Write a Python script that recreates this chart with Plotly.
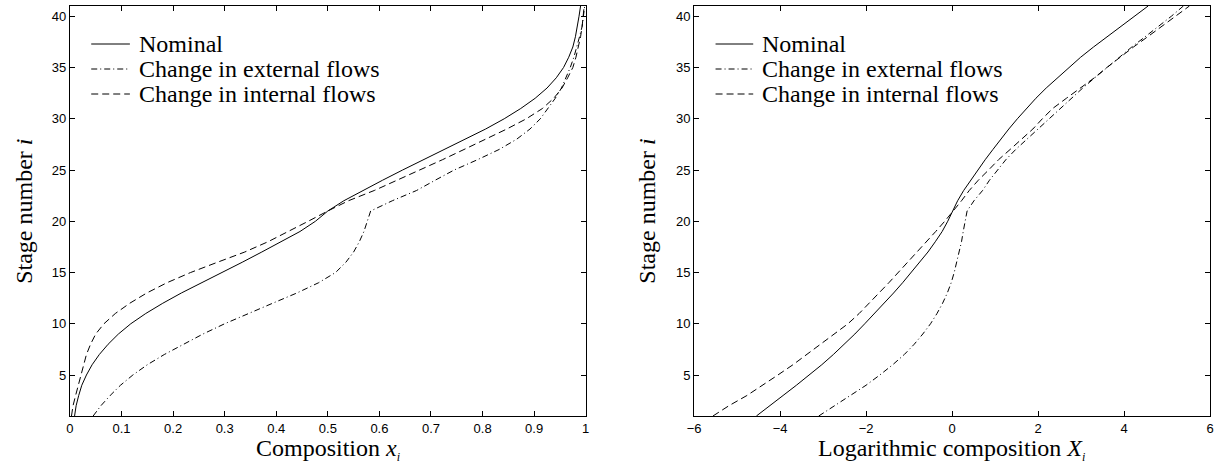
import plotly.graph_objects as go

# Stage numbers along the column (bottom = 1, top = 41)
stages = list(range(1, 42))

# Liquid composition x_i on each stage
composition_nominal = [
    0.009, 0.012, 0.017, 0.023, 0.032, 0.043, 0.057, 0.074, 0.094, 0.118,
    0.147, 0.180, 0.216, 0.256, 0.295, 0.334, 0.372, 0.410, 0.446, 0.476,
    0.500, 0.531, 0.567, 0.606, 0.645, 0.685, 0.727, 0.768, 0.806, 0.842,
    0.874, 0.902, 0.925, 0.943, 0.957, 0.967, 0.975, 0.980, 0.984, 0.987, 0.990,
]
composition_external = [
    0.045, 0.060, 0.078, 0.098, 0.122, 0.150, 0.183, 0.219, 0.258, 0.300,
    0.345, 0.393, 0.440, 0.482, 0.515, 0.535, 0.550, 0.561, 0.570, 0.576,
    0.583, 0.625, 0.672, 0.708, 0.745, 0.790, 0.832, 0.866, 0.892, 0.912,
    0.927, 0.941, 0.953, 0.962, 0.970, 0.977, 0.983, 0.988, 0.993, 0.996, 0.998,
]
composition_internal = [
    0.003, 0.006, 0.011, 0.016, 0.021, 0.026, 0.032, 0.040, 0.050, 0.066,
    0.088, 0.116, 0.149, 0.188, 0.234, 0.286, 0.339, 0.384, 0.424, 0.462,
    0.500, 0.540, 0.590, 0.635, 0.680, 0.722, 0.764, 0.806, 0.847, 0.885,
    0.916, 0.938, 0.954, 0.965, 0.975, 0.981, 0.986, 0.990, 0.993, 0.995, 0.997,
]

# Logarithmic composition X_i on each stage
logcomp_nominal = [
    -4.55, -4.25, -3.93, -3.62, -3.32, -3.03, -2.76, -2.50, -2.26, -2.03,
    -1.80, -1.58, -1.36, -1.15, -0.95, -0.75, -0.56, -0.39, -0.23, -0.10,
    0.02, 0.13, 0.27, 0.43, 0.60, 0.77, 0.95, 1.13, 1.32, 1.52,
    1.73, 1.95, 2.19, 2.45, 2.71, 2.99, 3.29, 3.61, 3.93, 4.24, 4.56,
]
logcomp_external = [
    -3.10, -2.73, -2.36, -2.00, -1.68, -1.38, -1.11, -0.88, -0.68, -0.50,
    -0.35, -0.22, -0.11, -0.02, 0.05, 0.11, 0.17, 0.22, 0.26, 0.30,
    0.35, 0.51, 0.71, 0.87, 1.06, 1.25, 1.48, 1.74, 2.00, 2.26,
    2.50, 2.76, 3.04, 3.32, 3.60, 3.88, 4.18, 4.49, 4.80, 5.10, 5.38,
]
logcomp_internal = [
    -5.56, -5.19, -4.77, -4.40, -4.05, -3.70, -3.38, -3.04, -2.72, -2.42,
    -2.16, -1.92, -1.70, -1.47, -1.25, -1.03, -0.80, -0.60, -0.38, -0.17,
    0.03, 0.22, 0.40, 0.61, 0.85, 1.08, 1.35, 1.62, 1.88, 2.10,
    2.34, 2.66, 2.98, 3.31, 3.60, 3.90, 4.22, 4.55, 4.88, 5.21, 5.52,
]

series_names = ["Nominal", "Change in external flows", "Change in internal flows"]

# Tick labels
comp_ticks = [0, 0.1, 0.2, 0.3, 0.4, 0.5, 0.6, 0.7, 0.8, 0.9, 1]
comp_ticktext = ["0", "0.1", "0.2", "0.3", "0.4", "0.5", "0.6", "0.7", "0.8", "0.9", "1"]
log_ticks = [-6, -4, -2, 0, 2, 4, 6]
stage_ticks = [5, 10, 15, 20, 25, 30, 35, 40]

W, H = 1219, 464
SERIF = "Liberation Serif, Times New Roman, serif"
SANS = "Liberation Sans, Arial, Helvetica, sans-serif"
dash_styles = ["solid", "6px,3px,1px,3px", "7px,4px"]
line_width = 1


def px_x(p):
    return p / W


def px_y(p):
    return 1 - p / H


fig = go.Figure()

left_series = [composition_nominal, composition_external, composition_internal]
right_series = [logcomp_nominal, logcomp_external, logcomp_internal]

for name, vals, dash in zip(series_names, left_series, dash_styles):
    fig.add_trace(go.Scatter(
        x=vals, y=stages, mode="lines", name=name, showlegend=False,
        line=dict(color="black", width=line_width, dash=dash),
        xaxis="x", yaxis="y",
    ))
for name, vals, dash in zip(series_names, right_series, dash_styles):
    fig.add_trace(go.Scatter(
        x=vals, y=stages, mode="lines", name=name, showlegend=False,
        line=dict(color="black", width=line_width, dash=dash),
        xaxis="x2", yaxis="y2",
    ))

axis_common = dict(
    showline=True, linecolor="black", linewidth=1, mirror="ticks",
    ticks="inside", ticklen=5, tickwidth=1, tickcolor="black",
    showgrid=False, zeroline=False,
    tickfont=dict(family=SANS, size=13, color="black"),
)

left_dom = [px_x(63.5), px_x(584)]
right_dom = [px_x(693.3), px_x(1214)]
y_dom = [px_y(416), px_y(6)]

fig.update_layout(
    width=W, height=H,
    margin=dict(l=0, r=0, t=0, b=0),
    paper_bgcolor="white", plot_bgcolor="white",
    showlegend=False,
    xaxis=dict(domain=left_dom, range=[0, 1], tickvals=comp_ticks,
               ticktext=comp_ticktext, anchor="y", **axis_common),
    yaxis=dict(domain=y_dom, range=[1, 41], tickvals=stage_ticks,
               anchor="x", **axis_common),
    xaxis2=dict(domain=right_dom, range=[-6, 6], tickvals=log_ticks,
                anchor="y2", **axis_common),
    yaxis2=dict(domain=y_dom, range=[1, 41], tickvals=stage_ticks,
                anchor="x2", **axis_common),
)

annotations = []
shapes = []

# Axis titles
title_font = dict(family=SERIF, size=24, color="black")
sub_i = "<sub><span style='font-size:12px'><i>i</i></span></sub>"
for cx, text in [(323.75, "Composition <i>x</i>" + sub_i),
                 (953.6, "Logarithmic composition <i>X</i>" + sub_i)]:
    annotations.append(dict(x=px_x(cx), y=px_y(449), xref="paper", yref="paper",
                            text=text, showarrow=False, xanchor="center",
                            yanchor="middle", font=title_font))
for cx in [17.0, 645.5]:
    annotations.append(dict(x=px_x(cx), y=px_y(211), xref="paper", yref="paper",
                            text="Stage number <i>i</i>", textangle=-90,
                            showarrow=False, xanchor="center", yanchor="middle",
                            font=title_font))

# Legend keys and labels inside each panel
row_y = [44, 69, 94]
for key_x0, key_x1, text_x in [(85, 124, 131), (715, 753, 760)]:
    for name, dash, ry in zip(series_names, dash_styles, row_y):
        shapes.append(dict(type="line", xref="paper", yref="paper",
                           x0=px_x(key_x0), x1=px_x(key_x1),
                           y0=px_y(ry), y1=px_y(ry),
                           line=dict(color="black", width=line_width, dash=dash)))
        annotations.append(dict(x=px_x(text_x), y=px_y(ry), xref="paper",
                                yref="paper", text=name, showarrow=False,
                                xanchor="left", yanchor="middle",
                                font=title_font))

fig.update_layout(annotations=annotations, shapes=shapes)

fig.write_html("out.html", config={"displayModeBar": False})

#### [YOUR GOAL]
In the data above, please extract the lines from the first one through the line with "stages = list(range(1, 42))", exactly, and keep pictures out.

#### [RIGHT ANSWER]
Write a Python script that recreates this chart with Plotly.
import plotly.graph_objects as go

# Stage numbers along the column (bottom = 1, top = 41)
stages = list(range(1, 42))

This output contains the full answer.